There was one lock associated with with a list called openPorts. I didn't want to
have two threads both trying to append at the same time, thus erasing results.
heres the code:
Code:
def fastudpscan(ipaddress, timeout, numberofports, portstoscan):
	"""
	This function runs a UDP Single IP Scan.
	Requires ipaddress, timeout, numberofports, and portstoscan variables.
	"""
	global lock 
	lock = thread.allocate_lock()
	global openPorts
	openPorts = []
	closedPorts = []
	for portcounter in range(numberofports):
		port = int(portstoscan[portcounter])
		thread.start_new_thread(threadedUdpScan, (timeout, ipaddress, port))
	while len(openPorts)+len(closedPorts) != numberofports:#this is here to ensure that all threads started have finished
		pass
	if len(openPorts) >= 0.9*numberofports:
		print
		print "There is a firewall present that is blocking udpscans."
	else:
		for port in openPorts:
			print "Port", port, "is open."
		
		
def threadedUdpScan(timeout, ipaddress, port):
	scansocket = socket.socket(socket.AF_INET, socket.SOCK_STREAM)
	scansocket.settimeout(timeout)
	try:
		scansocket.connect((ipaddress, port))
		scansocket.recv(10)
		lock.acquire()
		closedPorts.append(port)
		lock.release()
	except socket.timeout:
		lock.acquire()
		print ".",#this is here to indicate number of successes.
		openPorts.append(port)
		lock.release()
	thread.exit()
I highlighted all of the relevant thread code, including the locks. Since only one thread
at a time can acquire the lock, this is quite threadsafe. Some threads may be blocked
for a few roatations, but eventually a thread will be finished with its lock and release it.
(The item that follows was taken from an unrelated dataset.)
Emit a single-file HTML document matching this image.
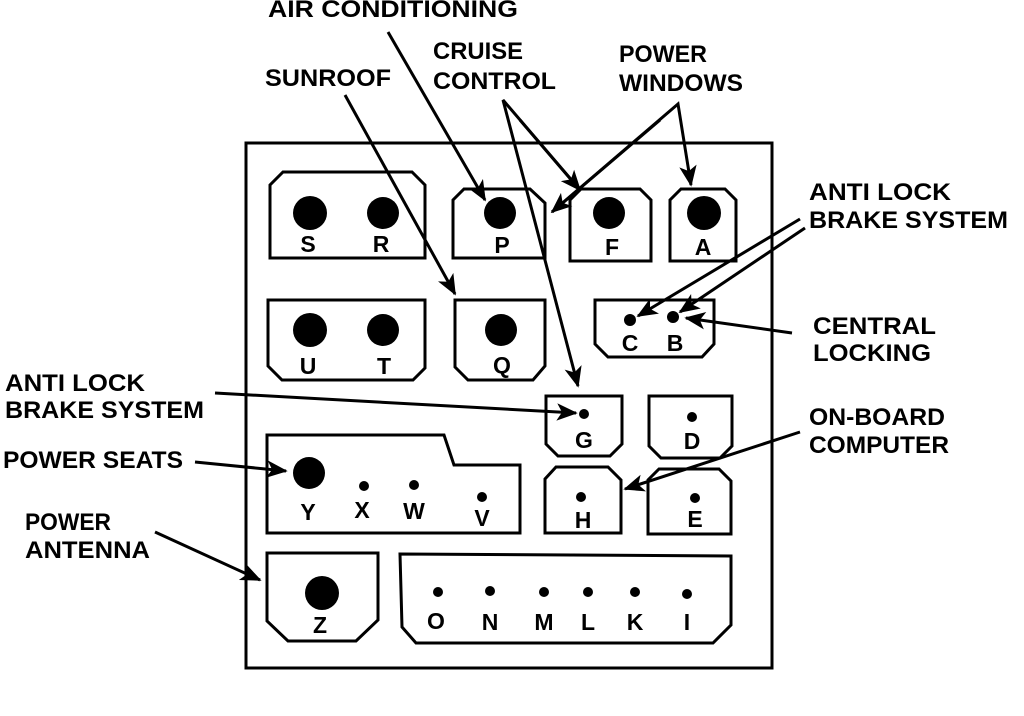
<!DOCTYPE html>
<html><head><style>
html,body{margin:0;padding:0;background:#fff;}
svg{display:block;}
text{font-family:"Liberation Sans",Arial,sans-serif;font-weight:bold;fill:#000;}
</style></head><body>
<svg width="1024" height="716" viewBox="0 0 1024 716" xmlns="http://www.w3.org/2000/svg">
<defs>
<marker id="ah" viewBox="0 0 12 10" refX="11" refY="5" markerWidth="7" markerHeight="6" markerUnits="strokeWidth" orient="auto">
<path d="M0,0 L12,5 L0,10 L3,5 Z" fill="#000"/>
</marker>
</defs>
<g fill="none" stroke="#000" stroke-width="3">
<rect x="246" y="143" width="526" height="525"/>
<path d="M270,258 L270,185 L283,172 L412,172 L425,185 L425,258 Z"/>
<path d="M453,258 L453,200 L464,189 L530,189 L545,203 L545,258 Z"/>
<path d="M570,261 L570,200 L581,189 L640,189 L651,200 L651,261 Z"/>
<path d="M670,261 L670,200 L681,189 L725,189 L736,200 L736,261 Z"/>
<path d="M268,300 L425,300 L425,368 L413,380 L282,380 L268,366 Z"/>
<path d="M455,300 L545,300 L545,366 L533,380 L468,380 L455,367 Z"/>
<path d="M595,300 L714,300 L714,344 L702,357 L608,357 L595,344 Z"/>
<path d="M546,396 L622,396 L622,444 L610,456 L558,456 L546,444 Z"/>
<path d="M649,396 L732,396 L732,446 L720,458 L661,458 L649,446 Z"/>
<path d="M267,533 L267,435 L444,435 L454,465 L520,465 L520,533 Z"/>
<path d="M545,533 L545,479 L556,467 L608,467 L621,480 L621,533 Z"/>
<path d="M648,534 L648,480 L659,469 L719,469 L731,481 L731,534 Z"/>
<path d="M267,553 L378,553 L378,620 L356,641 L288,641 L267,621 Z"/>
<path d="M400,554 L731,556 L731,625 L713,643 L416,643 L402,627 Z"/>
</g>
<g fill="#000">
<circle cx="310" cy="213" r="17"/><circle cx="383" cy="213" r="16"/>
<circle cx="500" cy="213" r="16"/><circle cx="609" cy="213" r="16"/><circle cx="704" cy="213" r="17"/>
<circle cx="310" cy="330" r="17"/><circle cx="383" cy="330" r="16"/><circle cx="501" cy="330" r="16"/>
<circle cx="630" cy="320" r="6"/><circle cx="673" cy="317" r="6"/>
<circle cx="584" cy="414" r="5"/><circle cx="692" cy="417" r="5"/>
<circle cx="309" cy="473" r="16"/><circle cx="364" cy="486" r="5"/><circle cx="414" cy="485" r="5"/><circle cx="482" cy="497" r="5"/>
<circle cx="581" cy="497" r="5"/><circle cx="695" cy="498" r="5"/>
<circle cx="322" cy="593" r="17"/>
<circle cx="438" cy="592" r="5"/><circle cx="490" cy="591" r="5"/><circle cx="544" cy="592" r="5"/><circle cx="588" cy="592" r="5"/><circle cx="635" cy="592" r="5"/><circle cx="687" cy="594" r="5"/>
</g>
<g font-size="23" text-anchor="middle">
<text x="308" y="252">S</text><text x="381" y="252">R</text><text x="502" y="253">P</text><text x="612" y="255">F</text><text x="703" y="255">A</text>
<text x="308" y="374">U</text><text x="384" y="374">T</text><text x="502" y="373">Q</text>
<text x="630" y="351">C</text><text x="675" y="351">B</text>
<text x="584" y="448">G</text><text x="692" y="449">D</text>
<text x="308" y="520">Y</text><text x="362" y="518">X</text><text x="414" y="519">W</text><text x="482" y="526">V</text>
<text x="583" y="528">H</text><text x="695" y="527">E</text>
<text x="320" y="633">Z</text>
<text x="436" y="629">O</text><text x="490" y="630">N</text><text x="544" y="630">M</text><text x="588" y="630">L</text><text x="635" y="630">K</text><text x="687" y="630">I</text>
</g>
<g font-size="24">
<text x="268" y="17" textLength="250" lengthAdjust="spacingAndGlyphs">AIR CONDITIONING</text>
<text x="265" y="86" textLength="126" lengthAdjust="spacingAndGlyphs">SUNROOF</text>
<text x="433" y="59" textLength="90" lengthAdjust="spacingAndGlyphs">CRUISE</text>
<text x="433" y="89" textLength="123" lengthAdjust="spacingAndGlyphs">CONTROL</text>
<text x="619" y="62" textLength="88" lengthAdjust="spacingAndGlyphs">POWER</text>
<text x="619" y="91" textLength="124" lengthAdjust="spacingAndGlyphs">WINDOWS</text>
<text x="809" y="200" textLength="142" lengthAdjust="spacingAndGlyphs">ANTI LOCK</text>
<text x="809" y="228" textLength="199" lengthAdjust="spacingAndGlyphs">BRAKE SYSTEM</text>
<text x="813" y="334" textLength="123" lengthAdjust="spacingAndGlyphs">CENTRAL</text>
<text x="813" y="361" textLength="118" lengthAdjust="spacingAndGlyphs">LOCKING</text>
<text x="809" y="425" textLength="136" lengthAdjust="spacingAndGlyphs">ON-BOARD</text>
<text x="809" y="453" textLength="140" lengthAdjust="spacingAndGlyphs">COMPUTER</text>
<text x="5" y="391" textLength="140" lengthAdjust="spacingAndGlyphs">ANTI LOCK</text>
<text x="5" y="418" textLength="199" lengthAdjust="spacingAndGlyphs">BRAKE SYSTEM</text>
<text x="3" y="468" textLength="180" lengthAdjust="spacingAndGlyphs">POWER SEATS</text>
<text x="25" y="530" textLength="86" lengthAdjust="spacingAndGlyphs">POWER</text>
<text x="25" y="558" textLength="125" lengthAdjust="spacingAndGlyphs">ANTENNA</text>
</g>
<g fill="none" stroke="#000" stroke-width="3" marker-end="url(#ah)">
<line x1="388" y1="32" x2="485" y2="200"/>
<line x1="345" y1="95" x2="455" y2="294"/>
<polyline points="580,190 503,100 578,386" stroke-linejoin="miter"/>
<polyline points="552,212 678,104 691,185"/>
<line x1="800" y1="219" x2="638" y2="316"/>
<line x1="805" y1="228" x2="680" y2="312"/>
<line x1="792" y1="333" x2="686" y2="318"/>
<line x1="215" y1="393" x2="576" y2="413"/>
<line x1="195" y1="462" x2="286" y2="471"/>
<line x1="155" y1="532" x2="260" y2="580"/>
<line x1="800" y1="432" x2="625" y2="489"/>
</g>
<g fill="none" stroke="#000" stroke-width="3">
<line x1="520" y1="120" x2="580" y2="190" marker-end="url(#ah)"/>
<line x1="660" y1="120" x2="552" y2="212" marker-end="url(#ah)"/>
</g>
</svg>
</body></html>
The last form of parallelism only applies to sockets and other similar I/O devices.
Its called asynchronous processing. The method is pretty simple. Just start up a bunch of
sockets, put them in non-blocking mode, then just check their states to see if they can
send or recieve.
Code:
import socket
import select
num = 10
sockdrawer = []
while num != 0:
	sock = socket.socket(socket.AF_INET, socket.SOCK_STREAM)
	sock.setblocking(0)
	sockdrawer.append(sock)
	
array = {}

while 1:#infinite loop
	readable, empty, empty = select.select(sockdrawer, [], [])
	#select.select returns three lists, one for those
	#ready to be read(the first one, the only one we care about 
	#right now. One for writing, and one for exceptional
	#situations
	if len(readable) > 0:
		for sock in readable:
			data = sock.recv(10)
			if array.has_key(sock):
				array[sock].append(data)
			else:
				array[sock] = [data]
	else:
		for key in array.keys():
			print ''.join(array[key])
			# the above line simply takes the sequence of data in the array all
			#and appends it together by using the string.join method. very useful!
This simple example will take everything sent to these sockets and append it to a list
referenced in a dictionary. dictionay.has_key is very useful for testing the existence of
keys. Otherwise it creates a new entry in the dictionary.
This can be useful for echo servers etc.

Thank you for taking the time to read this lengthy tutorial, and I hope you enjoyed it!
Any questions, comments, criticsisms welcomed!